4 reasons you SHOULDN’T buy a drawing tablet!

1. Won’t Digital Take Forever to Learn?

To learn? No. To master? Yes.

But that’s the beauty of art.

I got my first drawing tablet around 2006. I opted for the cheapest model that offered pressure sensitivity at the time (I knew this was a must, even then). I suppose it would be closest to a Wacom Bamboo but I don’t remember the model I had back then.

It was tough. For a few hours. But then it wasn’t.

All the nerves I had leading up to it were blown away when I realised it’s the same thing I’d been doing for years! You already have the skills. Head over to YouTube or Skillshare to learn the specifics of something like Photoshop, but the truth is that ever looming learning curve is much smaller than you think.

2. The Price is Too Damn High!

Without actually getting your hands on one, how can you know whether it’s worth it? The highest of the high-end will set you back a horrifying £3000+. Can you imagine spending that only to find you don’t even like using it?! Screw that! Luckily, that’s where low-end tablets come in. Tablets like the Wacom Bamboo can give you a feel for a drawing tablet without that beastly price tag. Of course, you’re compromising on quality. You’re not going to get the same product at 2% of the price but even if you’re not planning on upgrading anytime soon there are tons of fantastic creators using super low-end hardware.

As they say: It’s not the tool, it’s how you use it!

If you do pick one of these up I’d recommend sticking with either Wacom or Huion. These are the two most trusted manufacturers so you can’t go wrong.

Wacom Bamboo

Huion Equivalent

3. But Won’t Paying Less Get Me Less?

Well…yeah.

But you’re a drawing tablet newbie, right? Do you think you’re going to use all the features of something like the godly Wacom Mobilestudio Pro? I know I wouldn’t and I’ve been working digitally for nearly a decade.

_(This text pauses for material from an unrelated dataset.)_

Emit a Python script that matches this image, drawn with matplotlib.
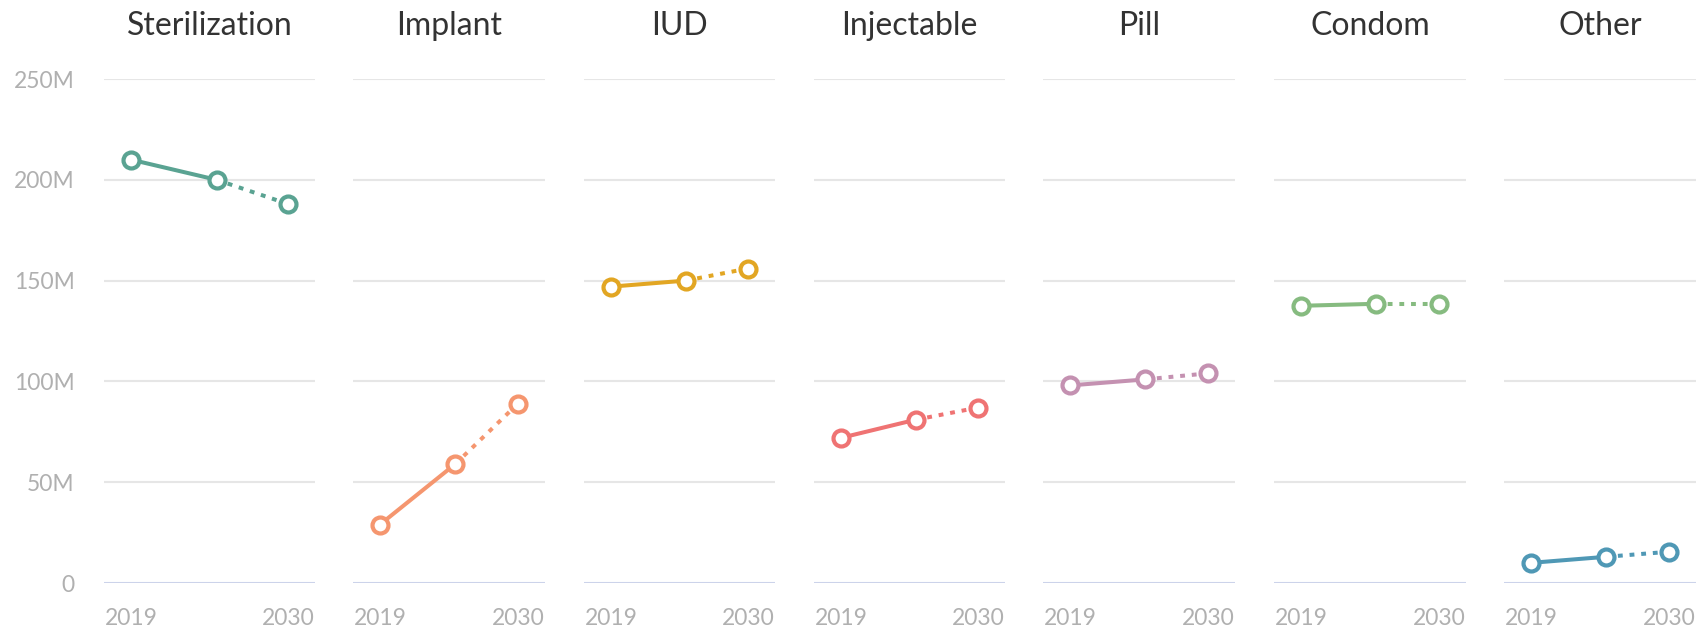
import matplotlib
matplotlib.use("Agg")
import matplotlib.pyplot as plt
import matplotlib.transforms as mtransforms

# ---- data ----
methods = ["Sterilization", "Implant", "IUD", "Injectable", "Pill", "Condom", "Other"]
years = [2019, 2025, 2030]
sterilization = [210, 200, 188]
implant = [29, 59, 89]
iud = [147, 150, 156]
injectable = [72, 81, 87]
pill = [98, 101, 104]
condom = [137.5, 138.5, 138.5]
other = [10, 13, 15.5]
series = [sterilization, implant, iud, injectable, pill, condom, other]
colors = ["#5aa392", "#f5966f", "#e2a623", "#ef7373", "#c491b1", "#86bb80", "#4f98b5"]
y_ticks = [0, 50, 100, 150, 200, 250]
y_labels = ["0", "50M", "100M", "150M", "200M", "250M"]
x_ticks = [2019, 2030]

# ---- layout (pixels) ----
W, H = 1701, 630
plt.rcParams['font.family'] = ['Lato', 'DejaVu Sans']
fig = plt.figure(figsize=(W / 100, H / 100), dpi=100)
lefts = [104, 353, 584, 814, 1043, 1274, 1504]
rights = [315, 545, 775, 1005, 1235, 1466, 1696]
y0_px, ytop_px = 583, 79
pad_px = 27

tick_color = "#b0b0b0"
for i, (name, vals, col) in enumerate(zip(methods, series, colors)):
    l, r = lefts[i], rights[i]
    w = r - l
    ax = fig.add_axes([l / W, (H - y0_px) / H, w / W, (y0_px - ytop_px) / H])
    span = (x_ticks[1] - x_ticks[0]) / (1 - 2 * pad_px / w)
    pad = pad_px / w * span
    ax.set_xlim(x_ticks[0] - pad, x_ticks[1] + pad)
    ax.set_ylim(y_ticks[0], y_ticks[-1])
    for s in ax.spines.values():
        s.set_visible(False)
    for yt in y_ticks[1:]:
        ax.axhline(yt, color="#e6e6e6", lw=1.5, zorder=0)
    ax.axhline(y_ticks[0], color="#ccd3ea", lw=1.5, zorder=0)
    ax.plot(years[:2], vals[:2], color=col, lw=2.9, solid_capstyle="butt", zorder=2)
    ax.plot(years[1:], vals[1:], color=col, lw=2.9, linestyle=(0, (1.2, 1.7)),
            dash_capstyle="butt", zorder=2)
    ax.plot(years, vals, linestyle="none", marker="o", ms=11.5, mew=3.0,
            mec=col, mfc="white", zorder=3, clip_on=False)
    ax.set_xticks(x_ticks)
    ax.set_xticklabels([str(x) for x in x_ticks])
    ax.tick_params(axis="x", length=0, pad=18, labelsize=16.5, labelcolor=tick_color)
    if i == 0:
        ax.set_yticks(y_ticks)
        ax.set_yticklabels(y_labels)
        ax.tick_params(axis="y", length=0, pad=21, labelsize=16.5, labelcolor=tick_color)
    else:
        ax.set_yticks([])
    ax.text(0.5, 1.0, name, fontsize=23, color="#333333", ha="center", va="center",
            transform=ax.transAxes + mtransforms.ScaledTranslation(0, 53 / 100, fig.dpi_scale_trans))

fig.savefig("out.png", dpi=100, facecolor="white")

You’ve got to start somewhere and there are established pros who work Wacom Bamboo tablets. So start!

4. What About Portability?!

Portability, portability, portability. Back in my day it was never even a consideration! The Wacom Intuos Large was bigger than an A3 drawing pad and while I did have a carrying case it pretty much stayed at home.

These days anyone starting up has boatload of options. I’m seriously jealous.

The Wacom Bamboo is great to pair up with a laptop and will fit in in any standard sized backpack with ease.

Or if you’ve got cash to throw around, you could pick up one of the Wacom Mobile Studio range.

Point being, there’s a world of possibilities!

But…I’m Still Not Sure…

If you’re still on the fence I’d recommend checking out some tutorials and unboxings over on YouTube. They’ll give you a sense of just what these things can do. But be warned. They’ll also get you waaaaay too excited and you just might spend some money*.

If you’ve already got an iPad Pro you could pick up an Apple Pencil and give those a shot for much less than you’d spend otherwise. Personally, I can’t stand drawing on them but fantastic artists like WhytManga have shown some fantastic work on Instagram.

If you’re not convinced by now, they’re probably not for you. If you can’t afford any of this awesome hardware, don’t sweat it. Sure, they make thing a lot easier and they can be exciting, but in the end drawing tablets are just tools. You’ll still grow and develop without them.

But if you do want to go digital, you can’t get much better.

Come back next time when I’ll probably be ranting about how terrible Crazy Baby earbuds are.

*If you’re under 18 and spending someone else’s money just make sure they’re okay with it, yeah? I’m not responsible for any whuppings you’ll earn if you don’t.